Dataset excerpt
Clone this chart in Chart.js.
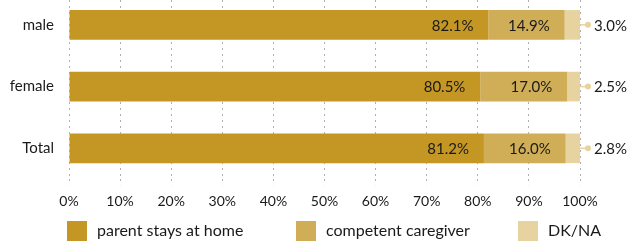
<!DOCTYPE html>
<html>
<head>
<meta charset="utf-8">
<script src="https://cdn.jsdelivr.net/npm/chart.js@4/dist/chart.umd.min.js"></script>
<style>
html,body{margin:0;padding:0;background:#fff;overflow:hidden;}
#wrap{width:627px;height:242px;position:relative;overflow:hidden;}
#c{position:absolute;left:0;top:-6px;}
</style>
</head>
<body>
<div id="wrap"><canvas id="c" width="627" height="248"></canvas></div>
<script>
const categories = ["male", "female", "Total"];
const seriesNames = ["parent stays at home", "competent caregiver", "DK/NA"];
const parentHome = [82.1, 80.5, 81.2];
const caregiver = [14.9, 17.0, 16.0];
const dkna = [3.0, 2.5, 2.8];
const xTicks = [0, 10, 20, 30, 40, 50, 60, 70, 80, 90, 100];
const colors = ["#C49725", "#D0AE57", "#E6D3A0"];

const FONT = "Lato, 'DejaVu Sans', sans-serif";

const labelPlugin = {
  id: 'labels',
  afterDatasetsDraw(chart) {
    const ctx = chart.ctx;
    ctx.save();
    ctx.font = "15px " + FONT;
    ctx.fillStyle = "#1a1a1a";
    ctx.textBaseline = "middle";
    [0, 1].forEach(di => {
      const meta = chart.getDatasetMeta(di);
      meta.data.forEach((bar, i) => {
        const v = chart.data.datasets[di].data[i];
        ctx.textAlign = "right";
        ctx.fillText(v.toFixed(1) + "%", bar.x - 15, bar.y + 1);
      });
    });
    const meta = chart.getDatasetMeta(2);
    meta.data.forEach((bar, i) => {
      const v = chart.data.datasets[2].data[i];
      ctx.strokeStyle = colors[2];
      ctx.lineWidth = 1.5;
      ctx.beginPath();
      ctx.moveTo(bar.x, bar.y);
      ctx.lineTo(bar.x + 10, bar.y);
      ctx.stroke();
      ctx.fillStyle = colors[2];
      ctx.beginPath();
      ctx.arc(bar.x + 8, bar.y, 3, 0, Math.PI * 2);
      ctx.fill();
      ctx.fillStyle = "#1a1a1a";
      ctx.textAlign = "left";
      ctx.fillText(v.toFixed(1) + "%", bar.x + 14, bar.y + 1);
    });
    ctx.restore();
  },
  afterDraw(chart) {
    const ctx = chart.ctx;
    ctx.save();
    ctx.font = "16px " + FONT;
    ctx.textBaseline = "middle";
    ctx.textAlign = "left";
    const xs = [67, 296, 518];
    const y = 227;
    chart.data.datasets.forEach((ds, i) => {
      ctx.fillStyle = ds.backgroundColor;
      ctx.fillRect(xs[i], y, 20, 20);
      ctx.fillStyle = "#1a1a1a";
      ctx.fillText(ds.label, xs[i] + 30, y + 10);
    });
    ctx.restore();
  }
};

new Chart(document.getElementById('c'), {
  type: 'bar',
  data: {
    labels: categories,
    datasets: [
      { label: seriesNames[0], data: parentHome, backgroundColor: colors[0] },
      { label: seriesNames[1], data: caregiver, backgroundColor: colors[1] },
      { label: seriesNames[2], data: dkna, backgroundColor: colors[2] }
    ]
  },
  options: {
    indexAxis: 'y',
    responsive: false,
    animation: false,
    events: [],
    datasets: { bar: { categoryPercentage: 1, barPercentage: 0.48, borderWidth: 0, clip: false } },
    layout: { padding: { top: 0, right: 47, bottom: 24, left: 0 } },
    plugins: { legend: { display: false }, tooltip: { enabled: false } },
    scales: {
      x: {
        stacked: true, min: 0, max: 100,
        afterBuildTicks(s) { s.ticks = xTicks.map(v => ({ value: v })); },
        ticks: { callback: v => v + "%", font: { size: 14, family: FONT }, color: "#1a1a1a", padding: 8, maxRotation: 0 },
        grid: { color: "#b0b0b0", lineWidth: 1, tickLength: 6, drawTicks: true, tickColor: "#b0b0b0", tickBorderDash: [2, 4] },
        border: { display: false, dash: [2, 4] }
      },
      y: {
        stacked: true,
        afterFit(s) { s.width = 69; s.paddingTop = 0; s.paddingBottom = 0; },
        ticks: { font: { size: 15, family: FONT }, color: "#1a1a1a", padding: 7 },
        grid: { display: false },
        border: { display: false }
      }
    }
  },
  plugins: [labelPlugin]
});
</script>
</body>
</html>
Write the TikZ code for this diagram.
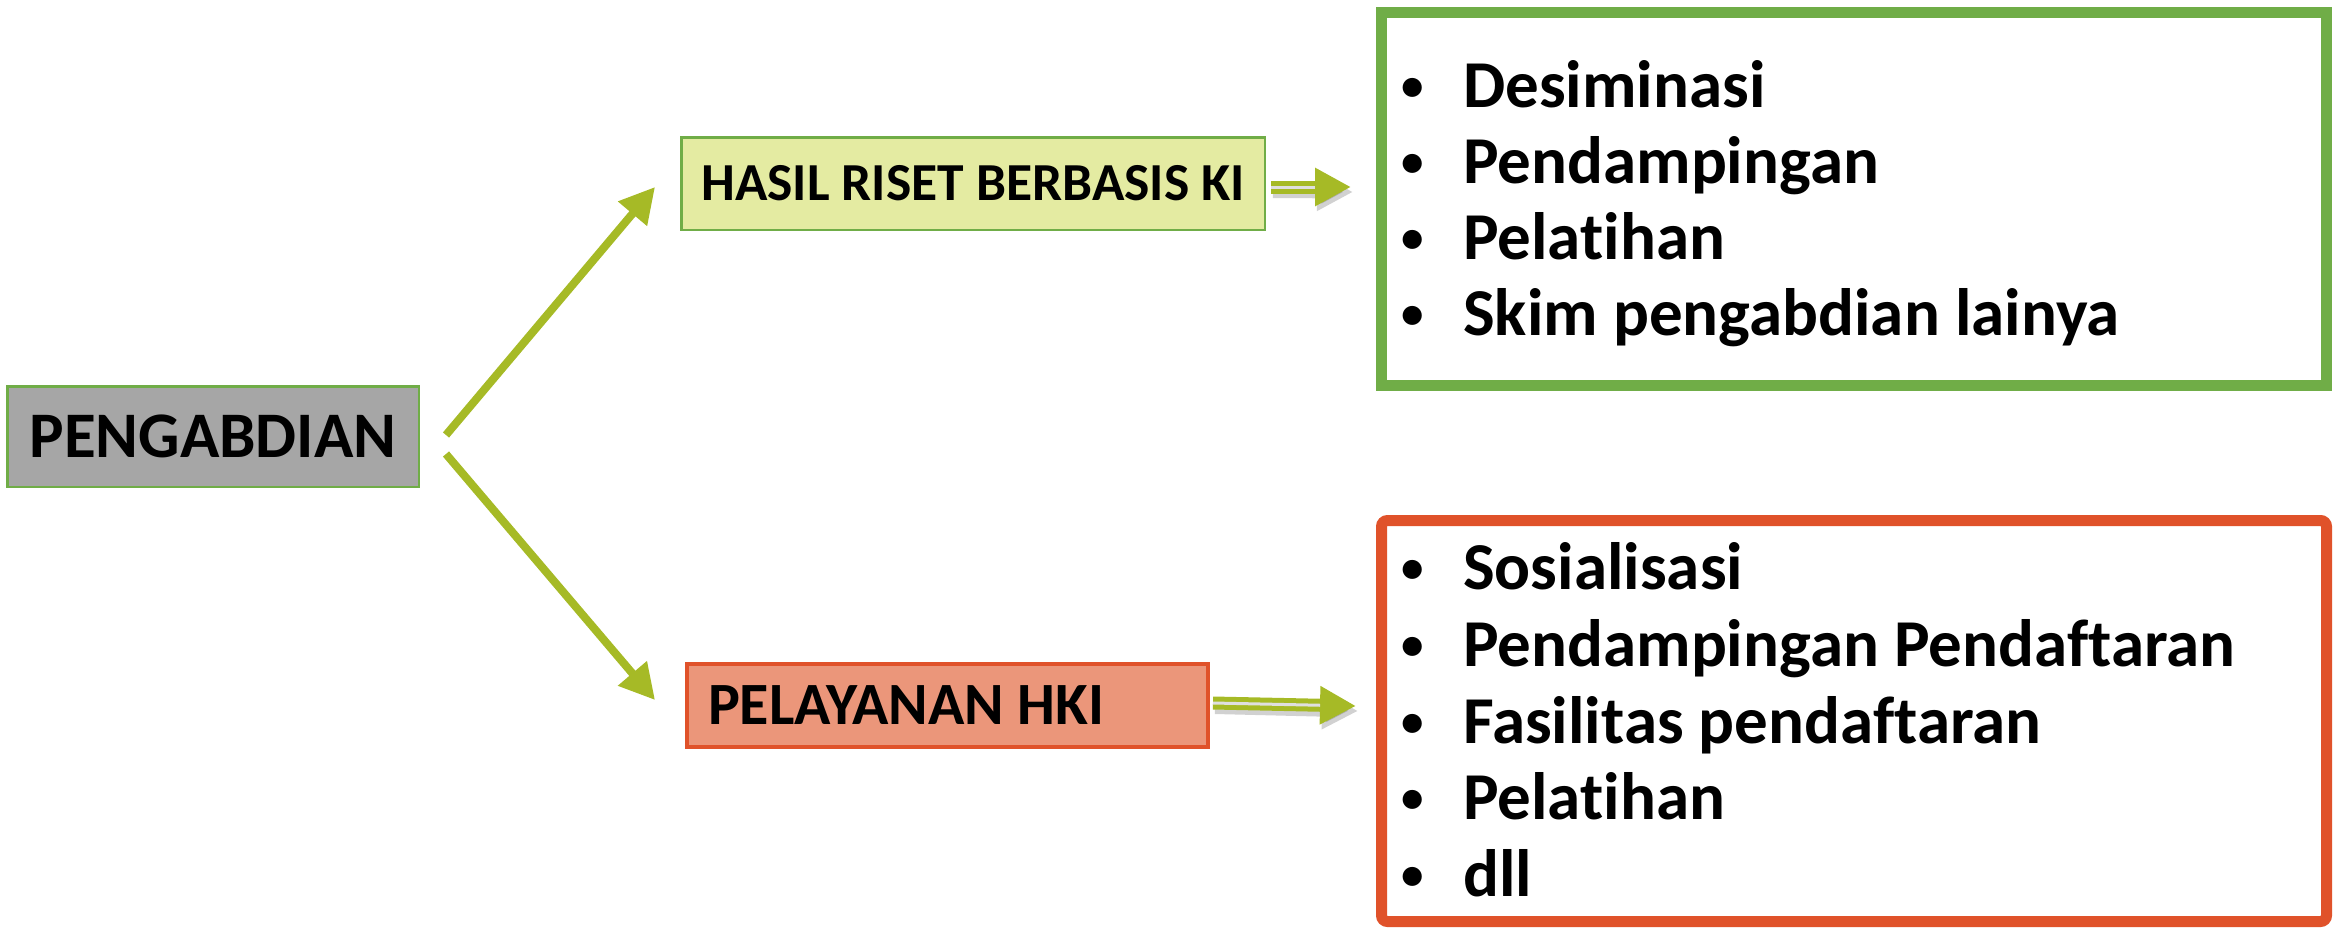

# Required task
Reproduce the entries exactly. Do not carry over any picture.

# Answer
Clone this chart in Chart.js.
<!DOCTYPE html>
<html>
<head>
<meta charset="utf-8">
<script src="https://cdn.jsdelivr.net/npm/chart.js@4/dist/chart.umd.min.js"></script>
<style>
html,body{margin:0;padding:0;background:#fff;overflow:hidden;}
#wrap{width:627px;height:242px;position:relative;overflow:hidden;}
#c{position:absolute;left:0;top:-6px;}
</style>
</head>
<body>
<div id="wrap"><canvas id="c" width="627" height="248"></canvas></div>
<script>
const categories = ["male", "female", "Total"];
const seriesNames = ["parent stays at home", "competent caregiver", "DK/NA"];
const parentHome = [82.1, 80.5, 81.2];
const caregiver = [14.9, 17.0, 16.0];
const dkna = [3.0, 2.5, 2.8];
const xTicks = [0, 10, 20, 30, 40, 50, 60, 70, 80, 90, 100];
const colors = ["#C49725", "#D0AE57", "#E6D3A0"];

const FONT = "Lato, 'DejaVu Sans', sans-serif";

const labelPlugin = {
  id: 'labels',
  afterDatasetsDraw(chart) {
    const ctx = chart.ctx;
    ctx.save();
    ctx.font = "15px " + FONT;
    ctx.fillStyle = "#1a1a1a";
    ctx.textBaseline = "middle";
    [0, 1].forEach(di => {
      const meta = chart.getDatasetMeta(di);
      meta.data.forEach((bar, i) => {
        const v = chart.data.datasets[di].data[i];
        ctx.textAlign = "right";
        ctx.fillText(v.toFixed(1) + "%", bar.x - 15, bar.y + 1);
      });
    });
    const meta = chart.getDatasetMeta(2);
    meta.data.forEach((bar, i) => {
      const v = chart.data.datasets[2].data[i];
      ctx.strokeStyle = colors[2];
      ctx.lineWidth = 1.5;
      ctx.beginPath();
      ctx.moveTo(bar.x, bar.y);
      ctx.lineTo(bar.x + 10, bar.y);
      ctx.stroke();
      ctx.fillStyle = colors[2];
      ctx.beginPath();
      ctx.arc(bar.x + 8, bar.y, 3, 0, Math.PI * 2);
      ctx.fill();
      ctx.fillStyle = "#1a1a1a";
      ctx.textAlign = "left";
      ctx.fillText(v.toFixed(1) + "%", bar.x + 14, bar.y + 1);
    });
    ctx.restore();
  },
  afterDraw(chart) {
    const ctx = chart.ctx;
    ctx.save();
    ctx.font = "16px " + FONT;
    ctx.textBaseline = "middle";
    ctx.textAlign = "left";
    const xs = [67, 296, 518];
    const y = 227;
    chart.data.datasets.forEach((ds, i) => {
      ctx.fillStyle = ds.backgroundColor;
      ctx.fillRect(xs[i], y, 20, 20);
      ctx.fillStyle = "#1a1a1a";
      ctx.fillText(ds.label, xs[i] + 30, y + 10);
    });
    ctx.restore();
  }
};

new Chart(document.getElementById('c'), {
  type: 'bar',
  data: {
    labels: categories,
    datasets: [
      { label: seriesNames[0], data: parentHome, backgroundColor: colors[0] },
      { label: seriesNames[1], data: caregiver, backgroundColor: colors[1] },
      { label: seriesNames[2], data: dkna, backgroundColor: colors[2] }
    ]
  },
  options: {
    indexAxis: 'y',
    responsive: false,
    animation: false,
    events: [],
    datasets: { bar: { categoryPercentage: 1, barPercentage: 0.48, borderWidth: 0, clip: false } },
    layout: { padding: { top: 0, right: 47, bottom: 24, left: 0 } },
    plugins: { legend: { display: false }, tooltip: { enabled: false } },
    scales: {
      x: {
        stacked: true, min: 0, max: 100,
        afterBuildTicks(s) { s.ticks = xTicks.map(v => ({ value: v })); },
        ticks: { callback: v => v + "%", font: { size: 14, family: FONT }, color: "#1a1a1a", padding: 8, maxRotation: 0 },
        grid: { color: "#b0b0b0", lineWidth: 1, tickLength: 6, drawTicks: true, tickColor: "#b0b0b0", tickBorderDash: [2, 4] },
        border: { display: false, dash: [2, 4] }
      },
      y: {
        stacked: true,
        afterFit(s) { s.width = 69; s.paddingTop = 0; s.paddingBottom = 0; },
        ticks: { font: { size: 15, family: FONT }, color: "#1a1a1a", padding: 7 },
        grid: { display: false },
        border: { display: false }
      }
    }
  },
  plugins: [labelPlugin]
});
</script>
</body>
</html>
Write the TikZ code for this diagram.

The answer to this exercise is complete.